Private equity deals in the UK have rocketed over the last 18 months and accounts for half of all European activity, new figures from Unquote Data reveals.

Europe’s specialist private equity information provider found that 2017 was the busiest year in the UK for over a decade, with 20 deals estimated at £4bn. 2018 has seen 10 deals so far at £200m, before the expected completion of an Esure takeover worth £1.2bn from Bain Capital.

By comparison, the yearly average between 2008-2016 was six deals, at around £120m per year.

The UK tied with France as the busiest European country for PE deals in volume terms in 2017 with deal flow in 2018 for small and specialised insurance brokers this year at 80%.

Europe

Across Europe, last month set a post-crisis record, with 10 deals reaching nearly €3.2bn in estimated aggregate value.

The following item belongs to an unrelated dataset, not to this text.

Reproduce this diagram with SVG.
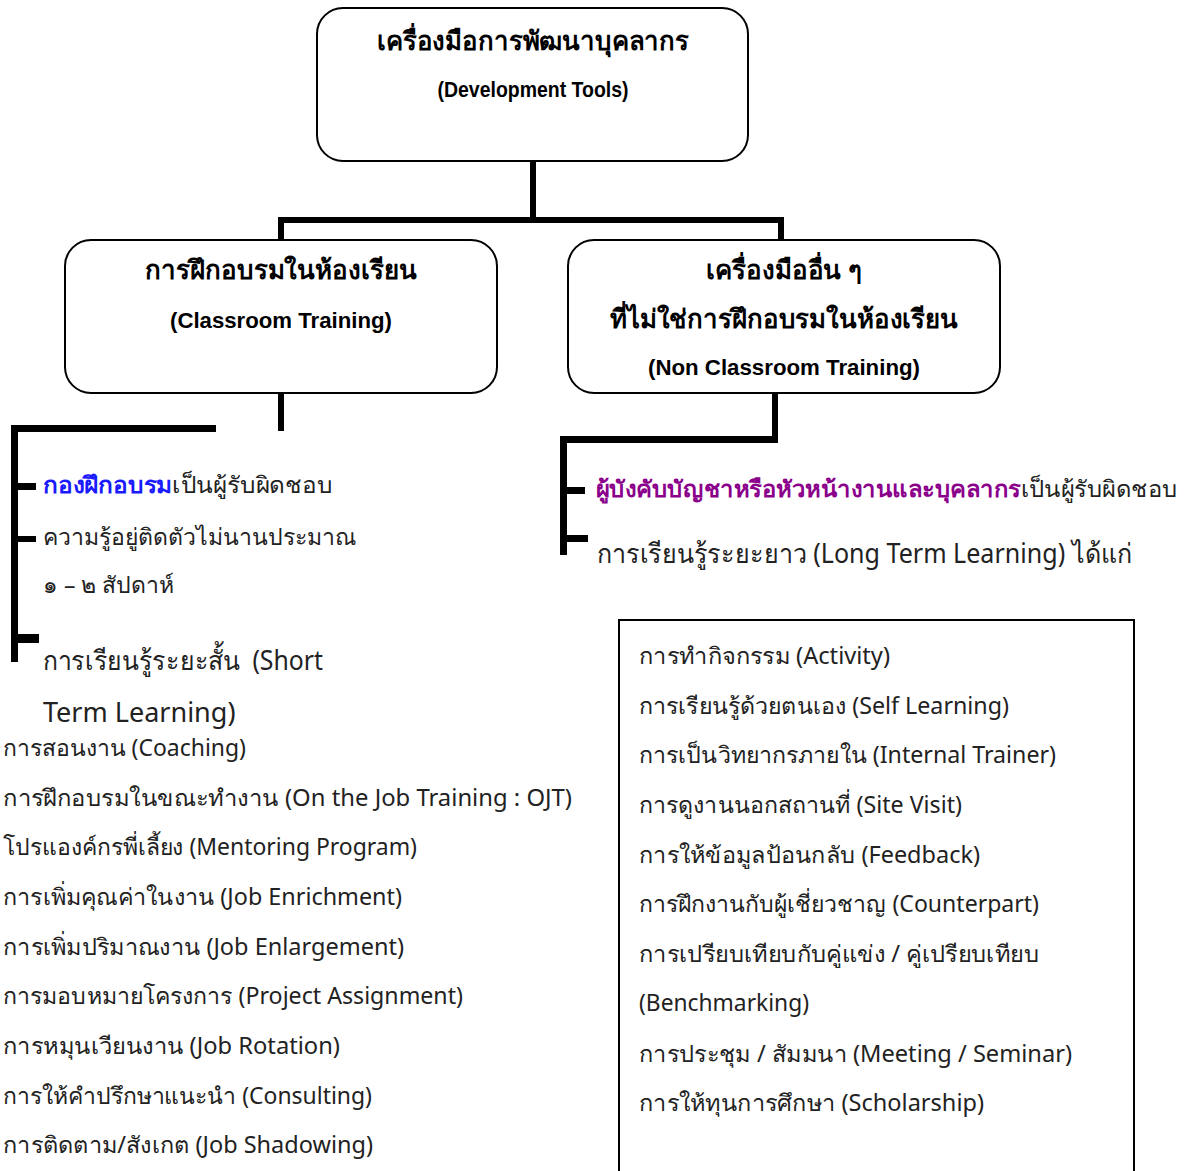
<svg xmlns="http://www.w3.org/2000/svg" width="1190" height="1171" viewBox="0 0 1190 1171">
<style>
.box{fill:#fff;stroke:#000;stroke-width:2}
.ln{fill:#000}
.hd{font-family:"Noto Sans","DejaVu Sans",sans-serif;font-weight:bold;font-size:26px;fill:#000;text-anchor:middle}
.sub{font-family:"Liberation Sans",Arial,sans-serif;font-weight:bold;font-size:22px;fill:#000;text-anchor:middle}
.t{font-family:"Noto Sans","DejaVu Sans",sans-serif;font-size:23px;fill:#222}
.tl{font-family:"Noto Sans","DejaVu Sans",sans-serif;font-size:27px;fill:#222}
.b{font-weight:bold}
</style>
<rect width="1190" height="1171" fill="#fff"/>
<g id="connectors">
<rect class="ln" x="530" y="161" width="6" height="60"/>
<rect class="ln" x="278" y="217" width="506" height="6"/>
<rect class="ln" x="278" y="217" width="6" height="24"/>
<rect class="ln" x="778" y="217" width="6" height="24"/>
<rect class="ln" x="278" y="393" width="6" height="38"/>
<rect class="ln" x="11" y="425" width="205" height="7"/>
<rect class="ln" x="11" y="425" width="7" height="237"/>
<rect class="ln" x="11" y="483" width="25" height="7"/>
<rect class="ln" x="11" y="536" width="25" height="6"/>
<rect class="ln" x="11" y="634" width="28" height="9"/>
<rect class="ln" x="772" y="393" width="6" height="50"/>
<rect class="ln" x="560" y="436" width="218" height="7"/>
<rect class="ln" x="560" y="436" width="7" height="119"/>
<rect class="ln" x="560" y="487" width="25" height="7"/>
<rect class="ln" x="560" y="535" width="28" height="7"/>
</g>
<g id="root">
<rect class="box" x="317" y="8" width="431" height="153" rx="26"/>
<text class="hd" x="533" y="50" textLength="312" lengthAdjust="spacingAndGlyphs">เครื่องมือการพัฒนาบุคลากร</text>
<text class="sub" x="533" y="97" font-size="19" textLength="191" lengthAdjust="spacingAndGlyphs">(Development Tools)</text>
</g>
<g id="classroom">
<rect class="box" x="65" y="240" width="432" height="153" rx="26"/>
<text class="hd" x="281" y="279" textLength="272" lengthAdjust="spacingAndGlyphs">การฝึกอบรมในห้องเรียน</text>
<text class="sub" x="281" y="328" textLength="222" lengthAdjust="spacingAndGlyphs">(Classroom Training)</text>
</g>
<g id="nonclassroom">
<rect class="box" x="568" y="240" width="432" height="153" rx="26"/>
<text class="hd" x="784" y="279" textLength="156" lengthAdjust="spacingAndGlyphs">เครื่องมืออื่น ๆ</text>
<text class="hd" x="784" y="328" textLength="348" lengthAdjust="spacingAndGlyphs">ที่ไม่ใช่การฝึกอบรมในห้องเรียน</text>
<text class="sub" x="784" y="375" textLength="272" lengthAdjust="spacingAndGlyphs">(Non Classroom Training)</text>
</g>
<g id="classroom-notes">
<text class="t" x="43" y="493" textLength="290" lengthAdjust="spacingAndGlyphs"><tspan class="b" fill="#1a1aff">กองฝึกอบรม</tspan>เป็นผู้รับผิดชอบ</text>
<text class="t" x="43" y="545">ความรู้อยู่ติดตัวไม่นานประมาณ</text>
<text class="t" x="43" y="593">๑ – ๒ สัปดาห์</text>
<text class="tl" x="43" y="670" textLength="280" lengthAdjust="spacingAndGlyphs">การเรียนรู้ระยะสั้น&#160; (Short</text>
<text class="tl" x="43" y="722">Term Learning)</text>
</g>
<g id="longterm-list">
<text class="t" x="3" y="756" textLength="243" lengthAdjust="spacingAndGlyphs">การสอนงาน (Coaching)</text>
<text class="t" x="3" y="806" textLength="569" lengthAdjust="spacingAndGlyphs">การฝึกอบรมในขณะทำงาน (On the Job Training : OJT)</text>
<text class="t" x="3" y="855" textLength="414" lengthAdjust="spacingAndGlyphs">โปรแองค์กรพี่เลี้ยง (Mentoring Program)</text>
<text class="t" x="3" y="905" textLength="399" lengthAdjust="spacingAndGlyphs">การเพิ่มคุณค่าในงาน (Job Enrichment)</text>
<text class="t" x="3" y="955" textLength="401" lengthAdjust="spacingAndGlyphs">การเพิ่มปริมาณงาน (Job Enlargement)</text>
<text class="t" x="3" y="1004" textLength="460" lengthAdjust="spacingAndGlyphs">การมอบหมายโครงการ (Project Assignment)</text>
<text class="t" x="3" y="1054" textLength="337" lengthAdjust="spacingAndGlyphs">การหมุนเวียนงาน (Job Rotation)</text>
<text class="t" x="3" y="1104" textLength="369" lengthAdjust="spacingAndGlyphs">การให้คำปรึกษาแนะนำ (Consulting)</text>
<text class="t" x="3" y="1153" textLength="370" lengthAdjust="spacingAndGlyphs">การติดตาม/สังเกต (Job Shadowing)</text>
</g>
<g id="nonclassroom-notes">
<text class="t" x="596" y="497" font-size="24" textLength="582" lengthAdjust="spacingAndGlyphs"><tspan class="b" fill="#8b008b">ผู้บังคับบัญชาหรือหัวหน้างานและบุคลากร</tspan>เป็นผู้รับผิดชอบ</text>
<text class="tl" x="597" y="563" textLength="535" lengthAdjust="spacingAndGlyphs">การเรียนรู้ระยะยาว (Long Term Learning) ได้แก่</text>
</g>
<g id="other-tools">
<rect fill="#fff" stroke="#000" stroke-width="2" x="619" y="620" width="515" height="560"/>
<text class="t" x="639" y="664" textLength="251" lengthAdjust="spacingAndGlyphs">การทำกิจกรรม (Activity)</text>
<text class="t" x="639" y="714" textLength="370" lengthAdjust="spacingAndGlyphs">การเรียนรู้ด้วยตนเอง (Self Learning)</text>
<text class="t" x="639" y="763" textLength="417" lengthAdjust="spacingAndGlyphs">การเป็นวิทยากรภายใน (Internal Trainer)</text>
<text class="t" x="639" y="813" textLength="323" lengthAdjust="spacingAndGlyphs">การดูงานนอกสถานที่ (Site Visit)</text>
<text class="t" x="639" y="863" textLength="341" lengthAdjust="spacingAndGlyphs">การให้ข้อมูลป้อนกลับ (Feedback)</text>
<text class="t" x="639" y="912" textLength="400" lengthAdjust="spacingAndGlyphs">การฝึกงานกับผู้เชี่ยวชาญ (Counterpart)</text>
<text class="t" x="639" y="962" textLength="400" lengthAdjust="spacingAndGlyphs">การเปรียบเทียบกับคู่แข่ง / คู่เปรียบเทียบ</text>
<text class="t" x="639" y="1011" textLength="170" lengthAdjust="spacingAndGlyphs">(Benchmarking)</text>
<text class="t" x="639" y="1062" textLength="433" lengthAdjust="spacingAndGlyphs">การประชุม / สัมมนา (Meeting / Seminar)</text>
<text class="t" x="639" y="1111" textLength="345" lengthAdjust="spacingAndGlyphs">การให้ทุนการศึกษา (Scholarship)</text>
</g>
</svg>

Greg Gille, editor at Unquote said: “July stands out as something of an outlier, but the longer-term trend is also suggesting this increase is not a mere blip.

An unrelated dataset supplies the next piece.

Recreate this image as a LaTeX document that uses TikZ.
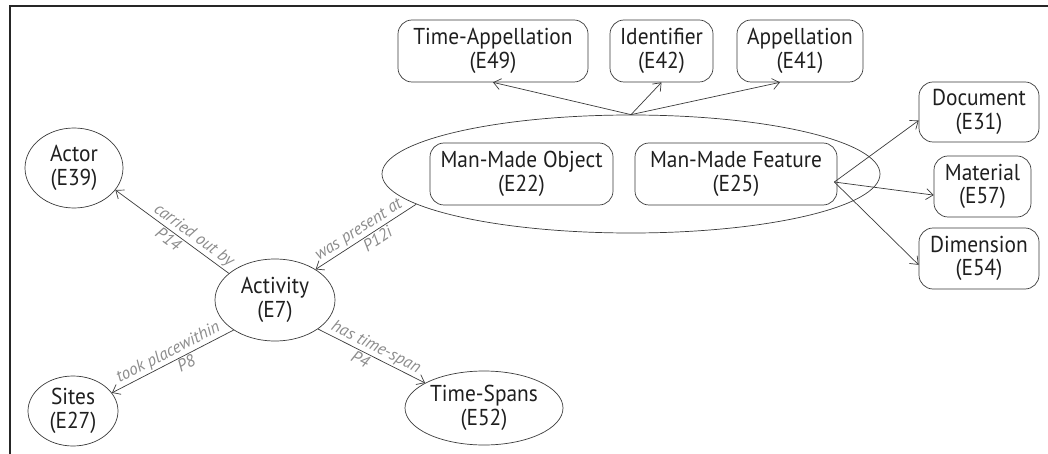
\documentclass[tikz,border=0pt]{standalone}
\usepackage{fontspec}
\setmainfont[FakeStretch=0.93]{PT Sans}
\newfontfamily\lblfont{PT Sans}
\usetikzlibrary{arrows.meta,calc,shapes.geometric}
\definecolor{lblgray}{HTML}{8C8C8C}
\definecolor{linegray}{HTML}{3A3A3A}
\begin{document}
\begin{tikzpicture}[x=1pt,y=-1pt,
  every node/.style={font=\fontsize{23}{23.5}\selectfont, text=black!88},
  ell/.style={draw=linegray, line width=0.7pt, ellipse, inner sep=0pt, align=center},
  rbox/.style={draw=linegray, line width=0.7pt, rounded corners=14pt, inner sep=0pt, align=center},
  conn/.style={draw=linegray, line width=0.7pt, -{Straight Barb[length=7pt,width=11pt]}},
  lbl/.style={font=\lblfont\itshape\fontsize{17}{18}\selectfont, text=lblgray, sloped, inner sep=1.5pt}
]
\useasboundingbox (0,0) rectangle (1048,454);
\draw[line width=2pt, black!85] (10,454) -- (10,6.5) -- (1048,6.5);

% ellipses
\node[ell, minimum width=98pt, minimum height=80pt] (actor) at (74,168) {Actor\\(E39)};
\node[ell, minimum width=120pt, minimum height=82pt] (activity) at (275,300) {Activity\\(E7)};
\node[ell, minimum width=90pt, minimum height=70pt] (sites) at (73,411) {Sites\\(E27)};
\node[ell, minimum width=158pt, minimum height=74pt] (tspan) at (484,408) {Time-Spans\\(E52)};
\node[ell, minimum width=498pt, minimum height=118pt] (big) at (631,174) {};

% rounded boxes
\node[rbox, minimum width=183pt, minimum height=62pt] (mmo) at (521.5,174) {Man-Made Object\\(E22)};
\node[rbox, minimum width=202pt, minimum height=62pt] (mmf) at (736,174) {Man-Made Feature\\(E25)};
\node[rbox, minimum width=190pt, minimum height=62pt] (tapp) at (493,51) {Time-Appellation\\(E49)};
\node[rbox, minimum width=103pt, minimum height=62pt] (ident) at (661.5,51) {Identifier\\(E42)};
\node[rbox, minimum width=126pt, minimum height=62pt] (app) at (800,51) {Appellation\\(E41)};
\node[rbox, minimum width=120pt, minimum height=60pt] (doc) at (979,112) {Document\\(E31)};
\node[rbox, minimum width=97pt, minimum height=61pt] (mat) at (982.5,186.5) {Material\\(E57)};
\node[rbox, minimum width=120pt, minimum height=61pt] (dim) at (979,258.5) {Dimension\\(E54)};

% connectors from Activity
\draw[conn] (activity.150) -- node[lbl, above, pos=0.36]{carried out by} node[lbl, below, pos=0.49]{P14} (actor.-28);
\draw[conn] (activity.216) -- node[lbl, above, pos=0.5]{took placewithin} node[lbl, below, pos=0.42]{P8} (sites.25);
\draw[conn] (activity.-34) -- node[lbl, above, pos=0.5]{has time-span} node[lbl, below, pos=0.43]{P4} (tspan.157);
\draw[conn] (big.188.7) -- node[lbl, above, pos=0.52]{was present at} node[lbl, below, pos=0.43]{P12i} (activity.37);

% top connectors
\draw[conn] (big.north) -- (tapp.south);
\draw[conn] (big.north) -- (ident.south);
\draw[conn] (big.north) -- ($(app.south)+(-20,0)$);

% feature connectors
\coordinate (fs) at ($(mmf.east)+(-3,8)$);
\draw[conn] (fs) -- (doc.188);
\draw[conn] (fs) -- (mat.190);
\draw[conn] (fs) -- (dim.186);
\end{tikzpicture}
\end{document}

“So far, 2018 has been home to 29 deals worth an estimated €7.4bn in aggregate value, according to Unquote Data. This already exceeds the 27 deals worth around €4.4bn seen for the whole of 2017 – a year that itself marked a sharp increase in deal-doing in the sector and set a new post-crisis record.

He added: “Prior to that, the insurance space had been home to around 13 deals per year on average.”

Europe saw ten deals in insurance in July but five of those deals were in excess of €500m this year, averaging two per month since 2010. Cinven, a global PE firm, transferred German portfolio company Viridium Group to its latest fund. Cinven is in talks with AXA for a £1.2bn bid.

But the bulk of activity for Europe was in insurance brokerage during 2017-18, accounting for two thirds of transactions in insurance overall and deal flow increasing mid-2017.